### Task brief:
Write the data out again, character for character, with no images.

___ Dataset content ___

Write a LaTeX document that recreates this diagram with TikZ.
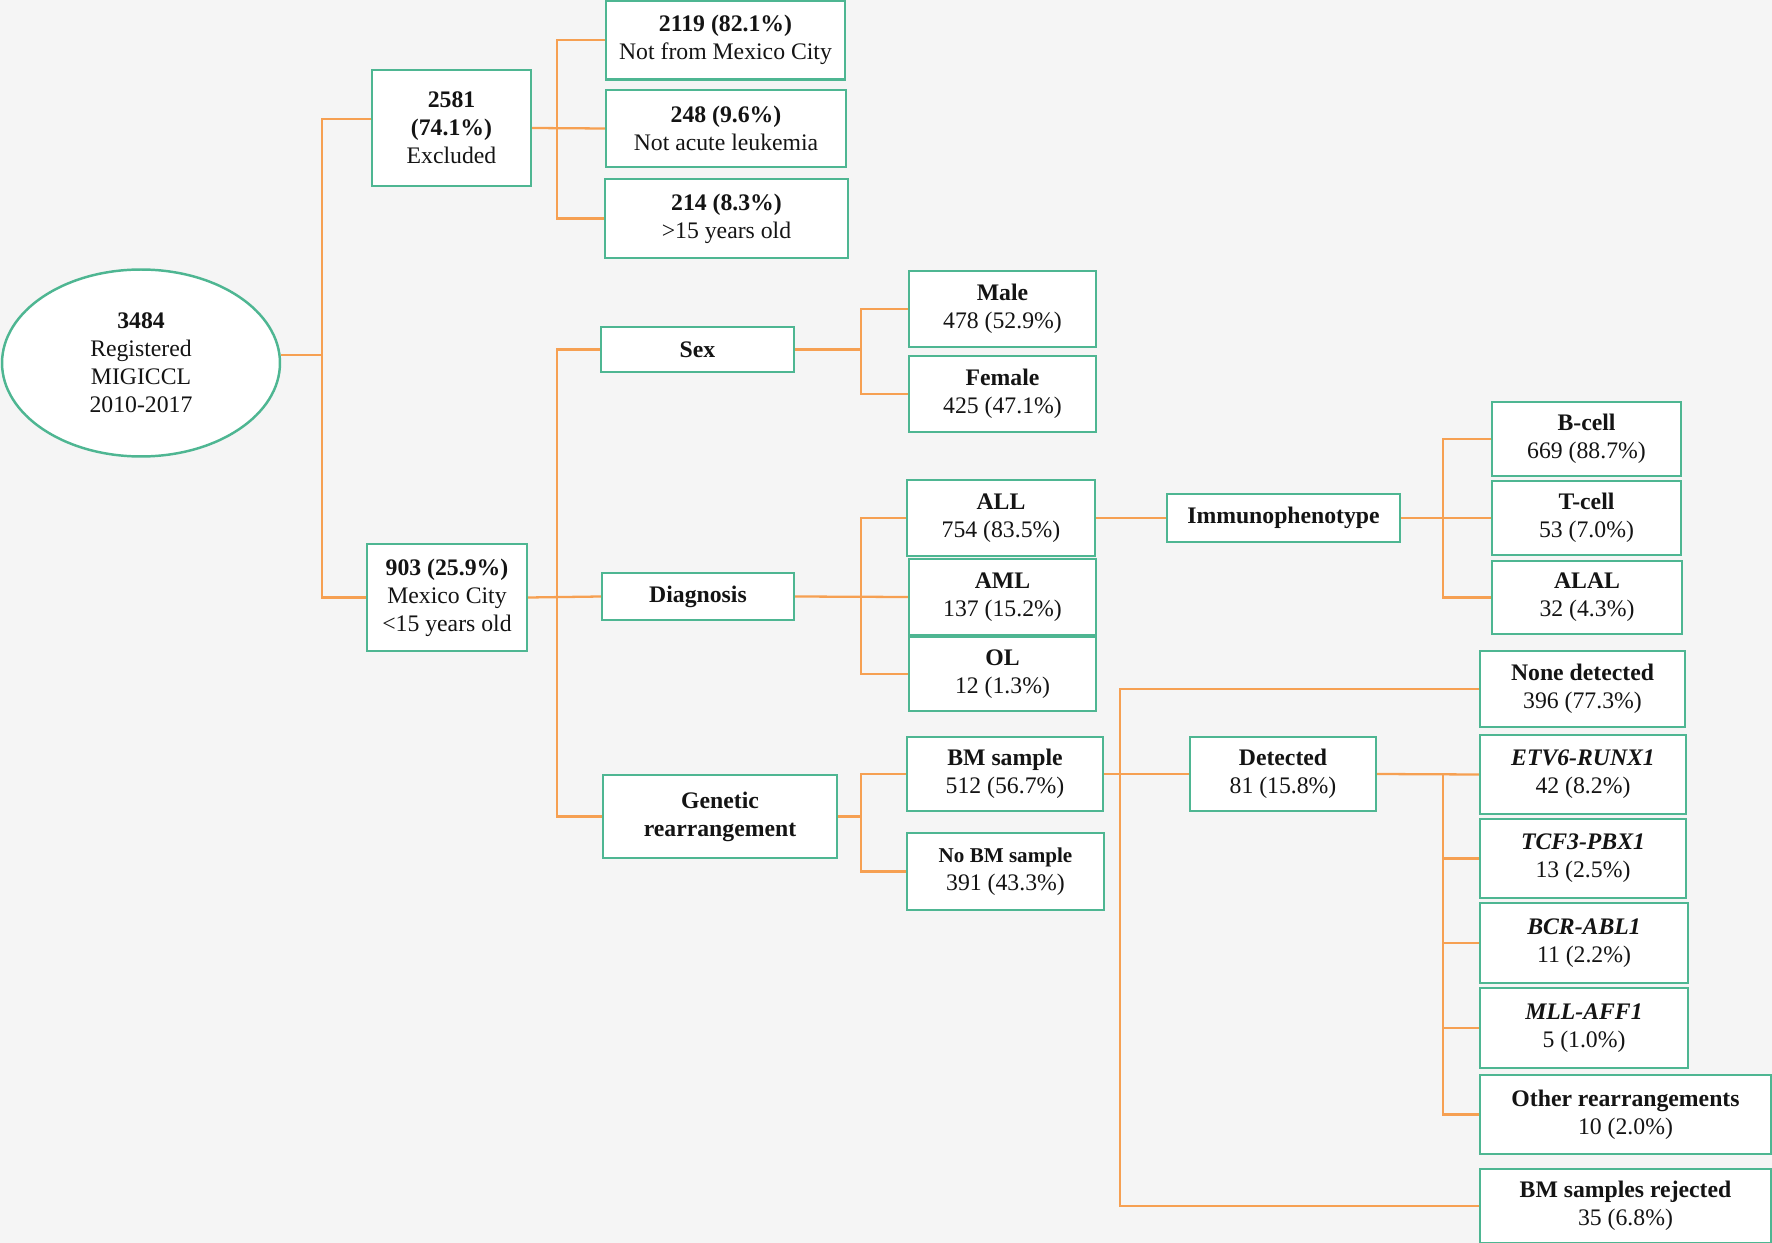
\documentclass[tikz,border=0pt]{standalone}
\usepackage{fontspec}
\setmainfont{Liberation Serif}
\usetikzlibrary{shapes.geometric}
\definecolor{bgc}{RGB}{245,245,245}
\definecolor{boxc}{RGB}{78,182,146}
\definecolor{linec}{RGB}{246,160,82}
\definecolor{txtc}{RGB}{20,20,20}
\tikzset{
  box/.style={draw=boxc, line width=1.4pt, fill=white, align=center, inner sep=2pt, text=txtc,
    font=\fontsize{13.5}{16}\selectfont},
  oval/.style={box, ellipse},
  conn/.style={draw=linec, line width=1.3pt}
}
\begin{document}
\begin{tikzpicture}[x=0.02cm,y=-0.02cm]
\fill[bgc] (0,0) rectangle (1772,1243);
\useasboundingbox (0,0) rectangle (1772,1243);

% nodes
\node[oval, minimum width=5.56cm, minimum height=3.74cm] (root) at (141,363) {\textbf{3484}\\Registered\\MIGICCL\\2010-2017};
\node[box, minimum width=3.18cm, minimum height=2.32cm] (exc) at (451.5,128) {\textbf{2581}\\\textbf{(74.1\%)}\\Excluded};
\node[box, minimum width=4.78cm, minimum height=1.58cm] (nmc) at (725.5,40) {\textbf{2119 (82.1\%)}\\Not from Mexico City};
\node[box, minimum width=4.8cm, minimum height=1.54cm] (nal) at (726,128.5) {\textbf{248 (9.6\%)}\\Not acute leukemia};
\node[box, minimum width=4.86cm, minimum height=1.58cm] (old) at (726.5,218.5) {\textbf{214 (8.3\%)}\\>15 years old};
\node[box, minimum width=3.2cm, minimum height=2.14cm] (mc) at (447,597.5) {\textbf{903 (25.9\%)}\\Mexico City\\<15 years old};

\node[box, minimum width=3.86cm, minimum height=0.9cm] (sex) at (697.5,349.5) {\textbf{Sex}};
\node[box, minimum width=3.84cm, minimum height=0.94cm] (diag) at (698,596.5) {\textbf{Diagnosis}};
\node[box, minimum width=4.68cm, minimum height=1.66cm] (gen) at (720,816.5) {\textbf{Genetic}\\\textbf{rearrangement}};

\node[box, minimum width=3.74cm, minimum height=1.52cm] (male) at (1002.5,309) {\textbf{Male}\\478 (52.9\%)};
\node[box, minimum width=3.74cm, minimum height=1.52cm] (female) at (1002.5,394) {\textbf{Female}\\425 (47.1\%)};
\node[box, minimum width=3.76cm, minimum height=1.52cm] (all) at (1001,518) {\textbf{ALL}\\754 (83.5\%)};
\node[box, minimum width=3.74cm, minimum height=1.52cm] (aml) at (1002.5,597) {\textbf{AML}\\137 (15.2\%)};
\node[box, minimum width=3.74cm, minimum height=1.48cm] (ol) at (1002.5,674) {\textbf{OL}\\12 (1.3\%)};
\node[box, minimum width=3.92cm, minimum height=1.48cm] (bm) at (1005,774) {\textbf{BM sample}\\512 (56.7\%)};
\node[box, minimum width=3.94cm, minimum height=1.54cm] (nobm) at (1005.5,871.5) {{\fontsize{12}{14}\selectfont\textbf{No BM sample}}\\391 (43.3\%)};

\node[box, minimum width=4.66cm, minimum height=0.96cm] (imm) at (1283.5,518) {\textbf{Immunophenotype}};
\node[box, minimum width=3.72cm, minimum height=1.48cm] (det) at (1283,774) {\textbf{Detected}\\81 (15.8\%)};

\node[box, minimum width=3.78cm, minimum height=1.48cm] (bcell) at (1586.5,439) {\textbf{B-cell}\\669 (88.7\%)};
\node[box, minimum width=3.78cm, minimum height=1.48cm] (tcell) at (1586.5,518) {\textbf{T-cell}\\53 (7.0\%)};
\node[box, minimum width=3.8cm, minimum height=1.46cm] (alal) at (1587,597.5) {\textbf{ALAL}\\32 (4.3\%)};
\node[box, minimum width=4.1cm, minimum height=1.52cm] (none) at (1582.5,689) {\textbf{None detected}\\396 (77.3\%)};
\node[box, minimum width=4.12cm, minimum height=1.58cm] (etv) at (1583,774.5) {\textbf{\textit{ETV6-RUNX1}}\\42 (8.2\%)};
\node[box, minimum width=4.12cm, minimum height=1.58cm] (tcf) at (1583,858.5) {\textbf{\textit{TCF3-PBX1}}\\13 (2.5\%)};
\node[box, minimum width=4.16cm, minimum height=1.6cm] (bcr) at (1584,943) {\textbf{\textit{BCR-ABL1}}\\11 (2.2\%)};
\node[box, minimum width=4.16cm, minimum height=1.6cm] (mll) at (1584,1028) {\textbf{\textit{MLL-AFF1}}\\5 (1.0\%)};
\node[box, minimum width=5.82cm, minimum height=1.58cm] (oth) at (1625.5,1114.5) {\textbf{Other rearrangements}\\10 (2.0\%)};
\node[box, minimum width=5.82cm, minimum height=1.48cm] (rej) at (1625.5,1206) {\textbf{BM samples rejected}\\35 (6.8\%)};

% bus coordinates
\coordinate (b1) at (322,355);
\coordinate (b1t) at (322,119);
\coordinate (b2) at (557,128);
\coordinate (b3) at (557,597.5);
\coordinate (b4) at (861,349.5);
\coordinate (b5) at (861,597);
\coordinate (b6) at (861,816.5);
\coordinate (b7) at (1443,518);
\coordinate (b8) at (1120,774);
\coordinate (b9) at (1443,774);

% connectors
\draw[conn] (root.east |- b1) -- (b1);
\draw[conn] (exc.west |- b1t) -- (b1t) -- (b1) |- (mc.west);
\draw[conn] (exc.east) -- (nal.west);
\draw[conn] (nmc.west) -| (b2) |- (old.west);
\draw[conn] (mc.east) -- (diag.west);
\draw[conn] (sex.west) -| (b3) |- (gen.west);
\draw[conn] (sex.east) -- (b4);
\draw[conn] (male.west) -| (b4) |- (female.west);
\draw[conn] (diag.east) -- (aml.west);
\draw[conn] (all.west) -| (b5) |- (ol.west);
\draw[conn] (all.east) -- (imm.west);
\draw[conn] (imm.east) -- (tcell.west);
\draw[conn] (bcell.west) -| (b7) |- (alal.west);
\draw[conn] (gen.east) -- (b6);
\draw[conn] (bm.west) -| (b6) |- (nobm.west);
\draw[conn] (bm.east) -- (det.west);
\draw[conn] (none.west) -| (b8) |- (rej.west);
\draw[conn] (det.east) -- (etv.west);
\draw[conn] (b9) |- (oth.west);
\draw[conn] (tcf.west) -- (tcf.west -| b9);
\draw[conn] (bcr.west) -- (bcr.west -| b9);
\draw[conn] (mll.west) -- (mll.west -| b9);
\end{tikzpicture}
\end{document}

___

### Expected output:
Write a LaTeX document that recreates this diagram with TikZ.
\documentclass[tikz,border=0pt]{standalone}
\usepackage{fontspec}
\setmainfont{Liberation Serif}
\usetikzlibrary{shapes.geometric}
\definecolor{bgc}{RGB}{245,245,245}
\definecolor{boxc}{RGB}{78,182,146}
\definecolor{linec}{RGB}{246,160,82}
\definecolor{txtc}{RGB}{20,20,20}
\tikzset{
  box/.style={draw=boxc, line width=1.4pt, fill=white, align=center, inner sep=2pt, text=txtc,
    font=\fontsize{13.5}{16}\selectfont},
  oval/.style={box, ellipse},
  conn/.style={draw=linec, line width=1.3pt}
}
\begin{document}
\begin{tikzpicture}[x=0.02cm,y=-0.02cm]
\fill[bgc] (0,0) rectangle (1772,1243);
\useasboundingbox (0,0) rectangle (1772,1243);

% nodes
\node[oval, minimum width=5.56cm, minimum height=3.74cm] (root) at (141,363) {\textbf{3484}\\Registered\\MIGICCL\\2010-2017};
\node[box, minimum width=3.18cm, minimum height=2.32cm] (exc) at (451.5,128) {\textbf{2581}\\\textbf{(74.1\%)}\\Excluded};
\node[box, minimum width=4.78cm, minimum height=1.58cm] (nmc) at (725.5,40) {\textbf{2119 (82.1\%)}\\Not from Mexico City};
\node[box, minimum width=4.8cm, minimum height=1.54cm] (nal) at (726,128.5) {\textbf{248 (9.6\%)}\\Not acute leukemia};
\node[box, minimum width=4.86cm, minimum height=1.58cm] (old) at (726.5,218.5) {\textbf{214 (8.3\%)}\\>15 years old};
\node[box, minimum width=3.2cm, minimum height=2.14cm] (mc) at (447,597.5) {\textbf{903 (25.9\%)}\\Mexico City\\<15 years old};

\node[box, minimum width=3.86cm, minimum height=0.9cm] (sex) at (697.5,349.5) {\textbf{Sex}};
\node[box, minimum width=3.84cm, minimum height=0.94cm] (diag) at (698,596.5) {\textbf{Diagnosis}};
\node[box, minimum width=4.68cm, minimum height=1.66cm] (gen) at (720,816.5) {\textbf{Genetic}\\\textbf{rearrangement}};

\node[box, minimum width=3.74cm, minimum height=1.52cm] (male) at (1002.5,309) {\textbf{Male}\\478 (52.9\%)};
\node[box, minimum width=3.74cm, minimum height=1.52cm] (female) at (1002.5,394) {\textbf{Female}\\425 (47.1\%)};
\node[box, minimum width=3.76cm, minimum height=1.52cm] (all) at (1001,518) {\textbf{ALL}\\754 (83.5\%)};
\node[box, minimum width=3.74cm, minimum height=1.52cm] (aml) at (1002.5,597) {\textbf{AML}\\137 (15.2\%)};
\node[box, minimum width=3.74cm, minimum height=1.48cm] (ol) at (1002.5,674) {\textbf{OL}\\12 (1.3\%)};
\node[box, minimum width=3.92cm, minimum height=1.48cm] (bm) at (1005,774) {\textbf{BM sample}\\512 (56.7\%)};
\node[box, minimum width=3.94cm, minimum height=1.54cm] (nobm) at (1005.5,871.5) {{\fontsize{12}{14}\selectfont\textbf{No BM sample}}\\391 (43.3\%)};

\node[box, minimum width=4.66cm, minimum height=0.96cm] (imm) at (1283.5,518) {\textbf{Immunophenotype}};
\node[box, minimum width=3.72cm, minimum height=1.48cm] (det) at (1283,774) {\textbf{Detected}\\81 (15.8\%)};

\node[box, minimum width=3.78cm, minimum height=1.48cm] (bcell) at (1586.5,439) {\textbf{B-cell}\\669 (88.7\%)};
\node[box, minimum width=3.78cm, minimum height=1.48cm] (tcell) at (1586.5,518) {\textbf{T-cell}\\53 (7.0\%)};
\node[box, minimum width=3.8cm, minimum height=1.46cm] (alal) at (1587,597.5) {\textbf{ALAL}\\32 (4.3\%)};
\node[box, minimum width=4.1cm, minimum height=1.52cm] (none) at (1582.5,689) {\textbf{None detected}\\396 (77.3\%)};
\node[box, minimum width=4.12cm, minimum height=1.58cm] (etv) at (1583,774.5) {\textbf{\textit{ETV6-RUNX1}}\\42 (8.2\%)};
\node[box, minimum width=4.12cm, minimum height=1.58cm] (tcf) at (1583,858.5) {\textbf{\textit{TCF3-PBX1}}\\13 (2.5\%)};
\node[box, minimum width=4.16cm, minimum height=1.6cm] (bcr) at (1584,943) {\textbf{\textit{BCR-ABL1}}\\11 (2.2\%)};
\node[box, minimum width=4.16cm, minimum height=1.6cm] (mll) at (1584,1028) {\textbf{\textit{MLL-AFF1}}\\5 (1.0\%)};
\node[box, minimum width=5.82cm, minimum height=1.58cm] (oth) at (1625.5,1114.5) {\textbf{Other rearrangements}\\10 (2.0\%)};
\node[box, minimum width=5.82cm, minimum height=1.48cm] (rej) at (1625.5,1206) {\textbf{BM samples rejected}\\35 (6.8\%)};

% bus coordinates
\coordinate (b1) at (322,355);
\coordinate (b1t) at (322,119);
\coordinate (b2) at (557,128);
\coordinate (b3) at (557,597.5);
\coordinate (b4) at (861,349.5);
\coordinate (b5) at (861,597);
\coordinate (b6) at (861,816.5);
\coordinate (b7) at (1443,518);
\coordinate (b8) at (1120,774);
\coordinate (b9) at (1443,774);

% connectors
\draw[conn] (root.east |- b1) -- (b1);
\draw[conn] (exc.west |- b1t) -- (b1t) -- (b1) |- (mc.west);
\draw[conn] (exc.east) -- (nal.west);
\draw[conn] (nmc.west) -| (b2) |- (old.west);
\draw[conn] (mc.east) -- (diag.west);
\draw[conn] (sex.west) -| (b3) |- (gen.west);
\draw[conn] (sex.east) -- (b4);
\draw[conn] (male.west) -| (b4) |- (female.west);
\draw[conn] (diag.east) -- (aml.west);
\draw[conn] (all.west) -| (b5) |- (ol.west);
\draw[conn] (all.east) -- (imm.west);
\draw[conn] (imm.east) -- (tcell.west);
\draw[conn] (bcell.west) -| (b7) |- (alal.west);
\draw[conn] (gen.east) -- (b6);
\draw[conn] (bm.west) -| (b6) |- (nobm.west);
\draw[conn] (bm.east) -- (det.west);
\draw[conn] (none.west) -| (b8) |- (rej.west);
\draw[conn] (det.east) -- (etv.west);
\draw[conn] (b9) |- (oth.west);
\draw[conn] (tcf.west) -- (tcf.west -| b9);
\draw[conn] (bcr.west) -- (bcr.west -| b9);
\draw[conn] (mll.west) -- (mll.west -| b9);
\end{tikzpicture}
\end{document}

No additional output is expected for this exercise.